══ INPUT ROWS ══

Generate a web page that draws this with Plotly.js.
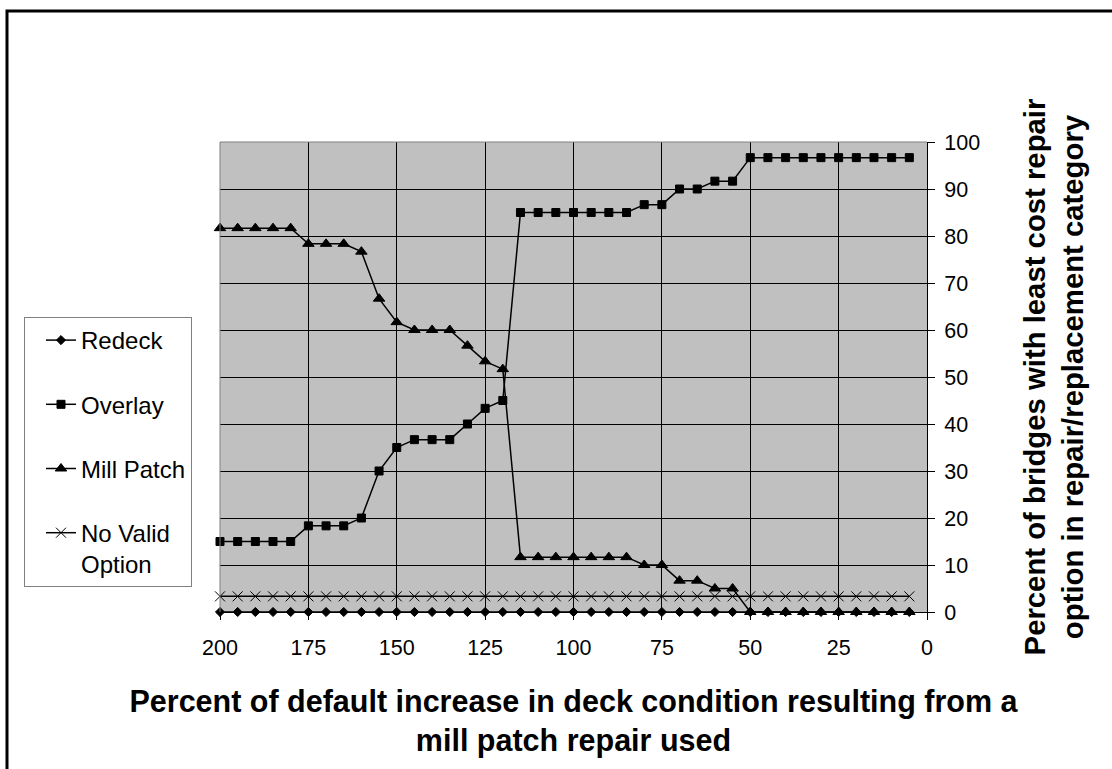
<!DOCTYPE html>
<html>
<head>
<meta charset="utf-8">
<script src="https://cdn.plot.ly/plotly-3.0.1.min.js"></script>
<style>
html,body{margin:0;padding:0;background:#fff;}
#chart{width:1112px;height:769px;}
</style>
</head>
<body>
<div id="chart"></div>
<script>
// Percent of default increase in deck condition (x)
var xPercent = [200,195,190,185,180,175,170,165,160,155,150,145,140,135,130,125,120,115,110,105,100,95,90,85,80,75,70,65,60,55,50,45,40,35,30,25,20,15,10,5];

var redeck = [0,0,0,0,0,0,0,0,0,0,0,0,0,0,0,0,0,0,0,0,0,0,0,0,0,0,0,0,0,0,0,0,0,0,0,0,0,0,0,0];

var overlay = [15,15,15,15,15,18.33,18.33,18.33,20,30,35,36.67,36.67,36.67,40,43.33,45,85,85,85,85,85,85,85,86.67,86.67,90,90,91.67,91.67,96.67,96.67,96.67,96.67,96.67,96.67,96.67,96.67,96.67,96.67];

var millPatch = [81.67,81.67,81.67,81.67,81.67,78.33,78.33,78.33,76.67,66.67,61.67,60,60,60,56.67,53.33,51.67,11.67,11.67,11.67,11.67,11.67,11.67,11.67,10,10,6.67,6.67,5,5,0,0,0,0,0,0,0,0,0,0];

var noValid = [3.33,3.33,3.33,3.33,3.33,3.33,3.33,3.33,3.33,3.33,3.33,3.33,3.33,3.33,3.33,3.33,3.33,3.33,3.33,3.33,3.33,3.33,3.33,3.33,3.33,3.33,3.33,3.33,3.33,3.33,3.33,3.33,3.33,3.33,3.33,3.33,3.33,3.33,3.33,3.33];

var seriesNames = ["Redeck", "Overlay", "Mill Patch", "No Valid<br>Option"];
var xTickVals = [200,175,150,125,100,75,50,25,0];
var yTickVals = [0,10,20,30,40,50,60,70,80,90,100];

var FONT = "Liberation Sans, Arial, sans-serif";

function mk(name, y, symbol, size, grp){
  return {
    x: xPercent, y: y, name: name, type: "scatter", mode: "lines+markers",
    legendgroup: grp,
    line: {color: "#000", width: 1.5},
    marker: {symbol: symbol, size: size, color: "#000", line: {color: "#000", width: 1}},
    cliponaxis: false
  };
}

var traces = [
  mk(seriesNames[0], redeck, "diamond", 7, "g1"),
  mk(seriesNames[1], overlay, "square", 8, "g2"),
  mk(seriesNames[2], millPatch, "triangle-up", 10, "g3"),
  mk(seriesNames[3], noValid, "x-thin-open", 10, "g4")
];

var L = 220, R = 927, T = 142, B = 612;
var W = R - L, H = B - T;
function px(p){ return (p - L) / W; }
function py(p){ return (B - p) / H; }

var layout = {
  width: 1112, height: 769,
  margin: {l: L, r: 1112 - R, t: T, b: 769 - B},
  paper_bgcolor: "#fff",
  plot_bgcolor: "#c0c0c0",
  font: {family: FONT, color: "#000", size: 21},
  showlegend: true,
  legend: {
    x: px(24), y: py(317), xanchor: "left", yanchor: "top",
    bgcolor: "#fff", bordercolor: "#808080", borderwidth: 1,
    font: {family: FONT, size: 24, color: "#000"},
    tracegroupgap: 30, valign: "top", traceorder: "grouped",
    indentation: 16
  },
  xaxis: {
    range: [200, 0], tickvals: xTickVals, ticktext: xTickVals.map(String),
    showgrid: true, gridcolor: "#000", gridwidth: 1,
    zeroline: false, showline: true, linecolor: "#000", linewidth: 1,
    ticks: "outside", ticklen: 7, tickcolor: "#000",
    ticklabelstandoff: 9,
    tickfont: {family: FONT, size: 21.5},
    title: {text: "<b>Percent of default increase in deck condition resulting from a<br>mill patch repair used</b>",
            font: {family: FONT, size: 30.5}, standoff: 31},
    automargin: false
  },
  yaxis: {
    range: [0, 100], tickvals: yTickVals, side: "right",
    showgrid: true, gridcolor: "#000", gridwidth: 1,
    zeroline: false, showline: true, linecolor: "#000", linewidth: 1,
    ticks: "outside", ticklen: 7, tickcolor: "#000",
    ticklabelstandoff: 5,
    tickfont: {family: FONT, size: 21.5},
    title: {text: "<b>Percent of bridges with least cost repair<br>option in repair/replacement category</b>",
            font: {family: FONT, size: 29.3}, standoff: 45},
    automargin: false
  },
  shapes: [
    {type: "line", xref: "paper", yref: "paper", x0: 0, x1: 1, y0: 1, y1: 1, line: {color: "#808080", width: 1}},
    {type: "line", xref: "paper", yref: "paper", x0: 0, x1: 0, y0: 0, y1: 1, line: {color: "#808080", width: 1}},
    {type: "rect", xref: "paper", yref: "paper", x0: px(7), x1: px(1130), y0: py(790), y1: py(11),
     line: {color: "#000", width: 3}, fillcolor: "rgba(0,0,0,0)"}
  ]
};

Plotly.newPlot("chart", traces, layout, {staticPlot: true, displayModeBar: false});
</script>
</body>
</html>
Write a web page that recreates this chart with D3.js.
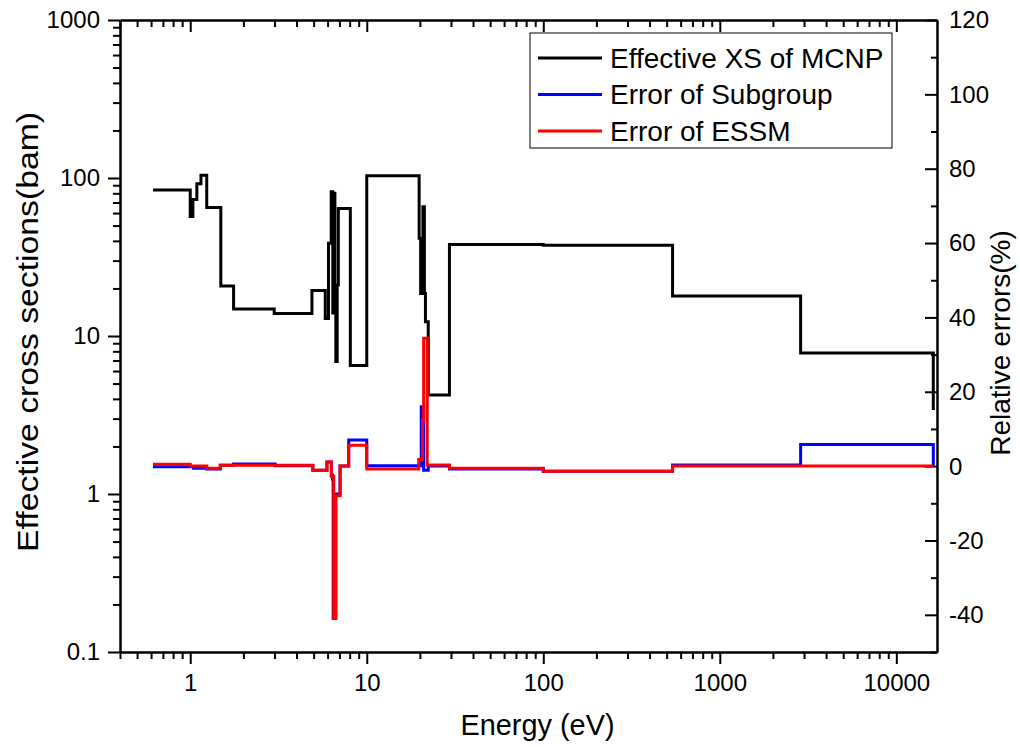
<!DOCTYPE html>
<html>
<head>
<meta charset="utf-8">
<script src="https://cdn.jsdelivr.net/npm/d3@7"></script>
<style>
    body { margin: 0; background: #fff; }
    text { font-family: "Liberation Sans", Arial, sans-serif; fill: #000; }
</style>
</head>
<body>
<div class="grafico"></div>
<script>
// datos (energia en eV)
const mcnpEnergy = [0.615, 1.0, 1.035, 1.09, 1.15, 1.24, 1.49, 1.76, 2.99, 4.89, 5.82, 6.07, 6.29, 6.42, 6.5, 6.6, 6.68, 6.8, 6.9, 8.07, 10.0, 19.8, 20.2, 20.5, 20.8, 21.2, 21.5, 22.3, 29.4, 100, 540, 2870, 16200];
const mcnpXS = [84, 57, 73, 92, 104, 65, 20.7, 14.8, 13.9, 19.4, 12.9, 38.6, 81.7, 14, 80, 21, 6.9, 21, 64, 6.5, 103.5, 41.5, 18.6, 41, 65.8, 18.6, 12.3, 4.24, 38, 37.5, 17.9, 7.8, 3.4];

const subEnergy = [0.615, 1.045, 1.24, 1.48, 1.76, 3.03, 4.95, 5.95, 6.3, 6.4, 6.45, 6.65, 7.06, 7.9, 10.0, 20.35, 21.0, 22.3, 29.4, 100, 540, 2870, 16200];
const subError = [-0.2, -0.6, -0.8, 0.2, 0.6, 0.1, -1.1, 1.1, -2.4, -3.5, -40.9, -7.5, 0, 7, 0.1, 16, -1.1, 0, -0.8, -1.4, 0.3, 5.8, 0];

const essmEnergy = [0.615, 1.0, 1.24, 1.48, 4.95, 5.95, 6.3, 6.5, 6.7, 7.06, 7.9, 10.0, 19.7, 20.7, 21.0, 22.0, 29.4, 100, 540, 16200];
const essmError = [0.5, 0, -0.6, 0.2, -1.1, 1.1, -2.8, -40.9, -8, 0, 5.6, -0.8, 1.8, 12.4, 34.4, 0.3, -0.6, -1.4, 0, 0];

const xTicks = [1, 10, 100, 1000, 10000];
const yLeftTicks = [0.1, 1, 10, 100, 1000];
const yRightTicks = [-40, -20, 0, 20, 40, 60, 80, 100, 120];

const series = [
    { name: 'Effective XS of MCNP', color: '#000000' },
    { name: 'Error of Subgroup', color: '#0000ff' },
    { name: 'Error of ESSM', color: '#ff0000' }
];

const ancho = 1020,
    alto = 747,
    margen = { left: 120, right: 83, top: 20, bottom: 95 };

const w = ancho - margen.left - margen.right,
    h = alto - margen.top - margen.bottom;

let svg = d3.select('.grafico').append('svg')
    .attr('width', ancho)
    .attr('height', alto);

let g = svg.append('g')
    .attr('transform', 'translate(' + margen.left + ',' + margen.top + ')');

const x = d3.scaleLog().domain([0.4, 17000]).range([0, w]);
const yL = d3.scaleLog().domain([0.1, 1000]).range([h, 0]);
const yR = d3.scaleLinear().domain([-50, 120]).range([h, 0]);

// ticks menores del eje log
function minorLog(scale) {
    const [a, b] = scale.domain();
    let out = [];
    for (let e = Math.floor(Math.log10(a)); e <= Math.ceil(Math.log10(b)); e++) {
        for (let k = 2; k <= 9; k++) {
            const v = k * Math.pow(10, e);
            if (v >= a && v <= b) out.push(v);
        }
    }
    return out;
}

function estiloEje(sel) {
    sel.select('.domain').attr('stroke', '#000').attr('stroke-width', 2);
    sel.selectAll('.tick line').attr('stroke', '#000').attr('stroke-width', 2);
    sel.selectAll('.tick text').style('font-size', '24px');
}

// eje inferior
g.append('g')
    .attr('transform', 'translate(0,' + h + ')')
    .call(d3.axisBottom(x).tickValues(xTicks).tickFormat(d3.format('d')).tickSize(12).tickPadding(10).tickSizeOuter(0))
    .call(estiloEje);
g.append('g')
    .attr('transform', 'translate(0,' + h + ')')
    .call(d3.axisBottom(x).tickValues(minorLog(x)).tickFormat('').tickSize(7).tickSizeOuter(0))
    .call(estiloEje);

// eje superior (solo marcas hacia adentro)
g.append('g')
    .call(d3.axisBottom(x).tickValues(xTicks).tickFormat('').tickSize(12).tickSizeOuter(0))
    .call(estiloEje);
g.append('g')
    .call(d3.axisBottom(x).tickValues(minorLog(x)).tickFormat('').tickSize(7).tickSizeOuter(0))
    .call(estiloEje);

// eje izquierdo
g.append('g')
    .call(d3.axisLeft(yL).tickValues(yLeftTicks).tickFormat(d => d < 1 ? '0.1' : d3.format('d')(d)).tickSize(12).tickPadding(8).tickSizeOuter(0))
    .call(estiloEje);
g.append('g')
    .call(d3.axisLeft(yL).tickValues(minorLog(yL)).tickFormat('').tickSize(7).tickSizeOuter(0))
    .call(estiloEje);

// eje derecho (marcas hacia adentro)
g.append('g')
    .attr('transform', 'translate(' + w + ',0)')
    .call(d3.axisLeft(yR).tickValues(yRightTicks).tickFormat('').tickSize(12).tickSizeOuter(0))
    .call(estiloEje);
g.append('g')
    .attr('transform', 'translate(' + w + ',0)')
    .call(d3.axisLeft(yR).tickValues(d3.range(-50, 121, 10).filter(v => v % 20 !== 0)).tickFormat('').tickSize(6).tickSizeOuter(0))
    .call(estiloEje);
g.append('g')
    .selectAll('text')
    .data(yRightTicks)
    .enter().append('text')
    .attr('x', w + 12)
    .attr('y', d => yR(d))
    .attr('dy', '0.35em')
    .style('font-size', '24px')
    .text(d => d);

// lineas de datos
const lineaXS = d3.line()
    .x((d, i) => x(mcnpEnergy[i]))
    .y(d => yL(d))
    .curve(d3.curveStepAfter);

const lineaErr = (energias) => d3.line()
    .x((d, i) => x(energias[i]))
    .y(d => yR(d))
    .curve(d3.curveStepAfter);

g.append('path')
    .datum(mcnpXS)
    .attr('d', lineaXS)
    .attr('fill', 'none')
    .attr('stroke', series[0].color)
    .attr('stroke-width', 3);

g.append('path')
    .datum(subError)
    .attr('d', lineaErr(subEnergy))
    .attr('fill', 'none')
    .attr('stroke', series[1].color)
    .attr('stroke-width', 3);

g.append('path')
    .datum(essmError)
    .attr('d', lineaErr(essmEnergy))
    .attr('fill', 'none')
    .attr('stroke', series[2].color)
    .attr('stroke-width', 3);

// leyenda
let leyenda = g.append('g')
    .attr('transform', 'translate(' + (530 - margen.left) + ',' + (33 - margen.top) + ')');

leyenda.append('rect')
    .attr('width', 362)
    .attr('height', 115)
    .attr('fill', '#fff')
    .attr('stroke', '#000')
    .attr('stroke-width', 1);

let item = leyenda.selectAll('.item')
    .data(series)
    .enter().append('g')
    .attr('transform', (d, i) => 'translate(0,' + (25 + i * 36.5) + ')');

item.append('line')
    .attr('x1', 8).attr('x2', 72)
    .attr('stroke', d => d.color)
    .attr('stroke-width', 3);

item.append('text')
    .attr('x', 80)
    .attr('dy', '0.35em')
    .style('font-size', '28px')
    .text(d => d.name);

// titulos de ejes
svg.append('text')
    .attr('x', margen.left + w / 2 + 9)
    .attr('y', 735)
    .attr('text-anchor', 'middle')
    .style('font-size', '30px')
    .attr('textLength', 154)
    .attr('lengthAdjust', 'spacingAndGlyphs')
    .text('Energy (eV)');

svg.append('text')
    .attr('transform', 'translate(38,332) rotate(-90)')
    .attr('text-anchor', 'middle')
    .style('font-size', '30px')
    .attr('textLength', 440)
    .attr('lengthAdjust', 'spacingAndGlyphs')
    .text('Effective cross sections(bam)');

svg.append('text')
    .attr('transform', 'translate(1010,343) rotate(-90)')
    .attr('text-anchor', 'middle')
    .style('font-size', '28px')
    .text('Relative errors(%)');
</script>
</body>
</html>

═══

### TASK INSTRUCTIONS
Exactly reproduce the stretch that starts at the line containing "Write a web" and ends at the line containing "h = alto - margen.top - margen.bottom;", both ends included; leave any pictures out.

### FINISHED TASK
Write a web page that recreates this chart with D3.js.
<!DOCTYPE html>
<html>
<head>
<meta charset="utf-8">
<script src="https://cdn.jsdelivr.net/npm/d3@7"></script>
<style>
    body { margin: 0; background: #fff; }
    text { font-family: "Liberation Sans", Arial, sans-serif; fill: #000; }
</style>
</head>
<body>
<div class="grafico"></div>
<script>
// datos (energia en eV)
const mcnpEnergy = [0.615, 1.0, 1.035, 1.09, 1.15, 1.24, 1.49, 1.76, 2.99, 4.89, 5.82, 6.07, 6.29, 6.42, 6.5, 6.6, 6.68, 6.8, 6.9, 8.07, 10.0, 19.8, 20.2, 20.5, 20.8, 21.2, 21.5, 22.3, 29.4, 100, 540, 2870, 16200];
const mcnpXS = [84, 57, 73, 92, 104, 65, 20.7, 14.8, 13.9, 19.4, 12.9, 38.6, 81.7, 14, 80, 21, 6.9, 21, 64, 6.5, 103.5, 41.5, 18.6, 41, 65.8, 18.6, 12.3, 4.24, 38, 37.5, 17.9, 7.8, 3.4];

const subEnergy = [0.615, 1.045, 1.24, 1.48, 1.76, 3.03, 4.95, 5.95, 6.3, 6.4, 6.45, 6.65, 7.06, 7.9, 10.0, 20.35, 21.0, 22.3, 29.4, 100, 540, 2870, 16200];
const subError = [-0.2, -0.6, -0.8, 0.2, 0.6, 0.1, -1.1, 1.1, -2.4, -3.5, -40.9, -7.5, 0, 7, 0.1, 16, -1.1, 0, -0.8, -1.4, 0.3, 5.8, 0];

const essmEnergy = [0.615, 1.0, 1.24, 1.48, 4.95, 5.95, 6.3, 6.5, 6.7, 7.06, 7.9, 10.0, 19.7, 20.7, 21.0, 22.0, 29.4, 100, 540, 16200];
const essmError = [0.5, 0, -0.6, 0.2, -1.1, 1.1, -2.8, -40.9, -8, 0, 5.6, -0.8, 1.8, 12.4, 34.4, 0.3, -0.6, -1.4, 0, 0];

const xTicks = [1, 10, 100, 1000, 10000];
const yLeftTicks = [0.1, 1, 10, 100, 1000];
const yRightTicks = [-40, -20, 0, 20, 40, 60, 80, 100, 120];

const series = [
    { name: 'Effective XS of MCNP', color: '#000000' },
    { name: 'Error of Subgroup', color: '#0000ff' },
    { name: 'Error of ESSM', color: '#ff0000' }
];

const ancho = 1020,
    alto = 747,
    margen = { left: 120, right: 83, top: 20, bottom: 95 };

const w = ancho - margen.left - margen.right,
    h = alto - margen.top - margen.bottom;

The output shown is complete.